Request:
Transcribe every line exactly. Leave the pictures behind.

[Rows from a dataset of charts and code]
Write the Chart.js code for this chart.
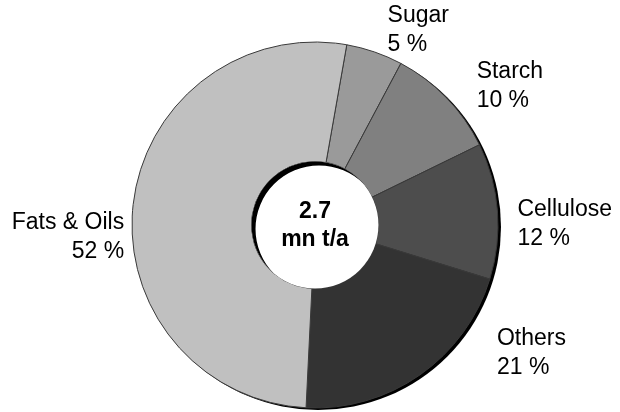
<!DOCTYPE html>
<html>
<head>
<meta charset="utf-8">
<script src="https://cdn.jsdelivr.net/npm/chart.js@4.4.1/dist/chart.umd.min.js"></script>
<style>
  html, body { margin: 0; padding: 0; background: #fff; }
  #wrap { width: 620px; height: 412px; }
</style>
</head>
<body>
<div id="wrap"><canvas id="myChart" width="620" height="412"></canvas></div>
<script>
// raw material shares, clockwise from the top
let categories = ['Sugar', 'Starch', 'Cellulose', 'Others', 'Fats & Oils'];
let shares = [5, 10, 12, 21, 52];
let totalLines = ['2.7', 'mn t/a'];

let sliceColors = ['#9a9a9a', '#808080', '#4d4d4d', '#333333', '#c0c0c0'];
// where each label sits relative to the outer edge at the slice's middle angle
let labelOffset = [[13, -36], [30, -26], [20, -1], [77, -36], [-9, 18]];
let labelAlign = ['left', 'left', 'left', 'left', 'right'];

let fontFamily = '"Liberation Sans", Arial, sans-serif';

// dark rim on the outer ring and a shadow inside the hole
let shadowPlugin = {
    id: 'ringShadow',
    beforeDatasetsDraw(chart) {
        let arc = chart.getDatasetMeta(0).data[0];
        let c = chart.ctx;
        c.save();
        c.fillStyle = '#000';
        c.beginPath();
        c.arc(arc.x + 3, arc.y + 2, arc.outerRadius, 0, Math.PI * 2);
        c.fill();
        c.restore();
    },
    afterDatasetsDraw(chart) {
        let arc = chart.getDatasetMeta(0).data[0];
        let c = chart.ctx;
        let r = arc.innerRadius;
        c.save();
        c.beginPath();
        c.arc(arc.x, arc.y, r, 0, Math.PI * 2);
        c.clip();
        c.fillStyle = '#fff';
        c.fillRect(arc.x - r - 10, arc.y - r - 10, 2 * r + 20, 2 * r + 20);
        c.fillStyle = '#000';
        c.beginPath();
        c.rect(arc.x - r - 10, arc.y - r - 10, 2 * r + 20, 2 * r + 20);
        c.arc(arc.x + 4, arc.y + 4, r, 0, Math.PI * 2);
        c.fill('evenodd');
        c.restore();
    }
};

let textPlugin = {
    id: 'ringText',
    afterDraw(chart) {
        let c = chart.ctx;
        let arcs = chart.getDatasetMeta(0).data;
        c.save();
        c.fillStyle = '#000';
        c.textBaseline = 'middle';

        // total in the hole
        c.font = 'bold 23px ' + fontFamily;
        c.textAlign = 'center';
        c.fillText(totalLines[0], arcs[0].x, arcs[0].y - 13);
        c.fillText(totalLines[1], arcs[0].x, arcs[0].y + 15);

        // category name and share next to each slice
        c.font = '23px ' + fontFamily;
        arcs.forEach(function (a, i) {
            let mid = (a.startAngle + a.endAngle) / 2;
            let x = a.x + Math.cos(mid) * a.outerRadius + labelOffset[i][0];
            let y = a.y + Math.sin(mid) * a.outerRadius + labelOffset[i][1];
            c.textAlign = labelAlign[i];
            c.fillText(categories[i], x, y);
            c.fillText(shares[i] + ' %', x, y + 29);
        });
        c.restore();
    }
};

let ctx = document.getElementById('myChart');
let myChart = new Chart(ctx, {
    type: 'doughnut',
    data: {
        labels: categories,
        datasets: [{
            data: shares,
            backgroundColor: sliceColors,
            borderColor: '#3a3a3a',
            borderWidth: 1,
            hoverOffset: 0
        }]
    },
    options: {
        responsive: false,
        animation: false,
        rotation: 10,
        radius: 183,
        cutout: 64,
        layout: { padding: { left: 130, right: 120, top: 40, bottom: 2 } },
        events: [],
        plugins: {
            legend: { display: false },
            tooltip: { enabled: false }
        }
    },
    plugins: [shadowPlugin, textPlugin]
});
</script>
</body>
</html>
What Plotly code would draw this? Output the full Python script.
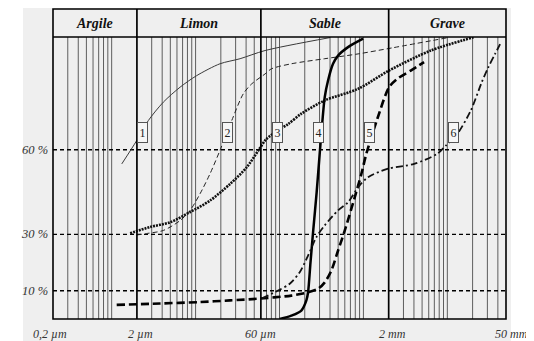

Problem solution:
Write the Chart.js code for this chart.
<!DOCTYPE html>
<html>
<head>
<meta charset="utf-8">
<script src="https://cdn.jsdelivr.net/npm/chart.js@4.4.1/dist/chart.umd.min.js"></script>
<style>
  html, body { margin: 0; padding: 0; background: #fff; }
  #wrap { width: 620px; height: 412px; }
</style>
</head>
<body>
<div id="wrap"><canvas id="myChart" width="620" height="412"></canvas></div>
<script>
// raw material shares, clockwise from the top
let categories = ['Sugar', 'Starch', 'Cellulose', 'Others', 'Fats & Oils'];
let shares = [5, 10, 12, 21, 52];
let totalLines = ['2.7', 'mn t/a'];

let sliceColors = ['#9a9a9a', '#808080', '#4d4d4d', '#333333', '#c0c0c0'];
// where each label sits relative to the outer edge at the slice's middle angle
let labelOffset = [[13, -36], [30, -26], [20, -1], [77, -36], [-9, 18]];
let labelAlign = ['left', 'left', 'left', 'left', 'right'];

let fontFamily = '"Liberation Sans", Arial, sans-serif';

// dark rim on the outer ring and a shadow inside the hole
let shadowPlugin = {
    id: 'ringShadow',
    beforeDatasetsDraw(chart) {
        let arc = chart.getDatasetMeta(0).data[0];
        let c = chart.ctx;
        c.save();
        c.fillStyle = '#000';
        c.beginPath();
        c.arc(arc.x + 3, arc.y + 2, arc.outerRadius, 0, Math.PI * 2);
        c.fill();
        c.restore();
    },
    afterDatasetsDraw(chart) {
        let arc = chart.getDatasetMeta(0).data[0];
        let c = chart.ctx;
        let r = arc.innerRadius;
        c.save();
        c.beginPath();
        c.arc(arc.x, arc.y, r, 0, Math.PI * 2);
        c.clip();
        c.fillStyle = '#fff';
        c.fillRect(arc.x - r - 10, arc.y - r - 10, 2 * r + 20, 2 * r + 20);
        c.fillStyle = '#000';
        c.beginPath();
        c.rect(arc.x - r - 10, arc.y - r - 10, 2 * r + 20, 2 * r + 20);
        c.arc(arc.x + 4, arc.y + 4, r, 0, Math.PI * 2);
        c.fill('evenodd');
        c.restore();
    }
};

let textPlugin = {
    id: 'ringText',
    afterDraw(chart) {
        let c = chart.ctx;
        let arcs = chart.getDatasetMeta(0).data;
        c.save();
        c.fillStyle = '#000';
        c.textBaseline = 'middle';

        // total in the hole
        c.font = 'bold 23px ' + fontFamily;
        c.textAlign = 'center';
        c.fillText(totalLines[0], arcs[0].x, arcs[0].y - 13);
        c.fillText(totalLines[1], arcs[0].x, arcs[0].y + 15);

        // category name and share next to each slice
        c.font = '23px ' + fontFamily;
        arcs.forEach(function (a, i) {
            let mid = (a.startAngle + a.endAngle) / 2;
            let x = a.x + Math.cos(mid) * a.outerRadius + labelOffset[i][0];
            let y = a.y + Math.sin(mid) * a.outerRadius + labelOffset[i][1];
            c.textAlign = labelAlign[i];
            c.fillText(categories[i], x, y);
            c.fillText(shares[i] + ' %', x, y + 29);
        });
        c.restore();
    }
};

let ctx = document.getElementById('myChart');
let myChart = new Chart(ctx, {
    type: 'doughnut',
    data: {
        labels: categories,
        datasets: [{
            data: shares,
            backgroundColor: sliceColors,
            borderColor: '#3a3a3a',
            borderWidth: 1,
            hoverOffset: 0
        }]
    },
    options: {
        responsive: false,
        animation: false,
        rotation: 10,
        radius: 183,
        cutout: 64,
        layout: { padding: { left: 130, right: 120, top: 40, bottom: 2 } },
        events: [],
        plugins: {
            legend: { display: false },
            tooltip: { enabled: false }
        }
    },
    plugins: [shadowPlugin, textPlugin]
});
</script>
</body>
</html>
What Plotly code would draw this? Output the full Python script.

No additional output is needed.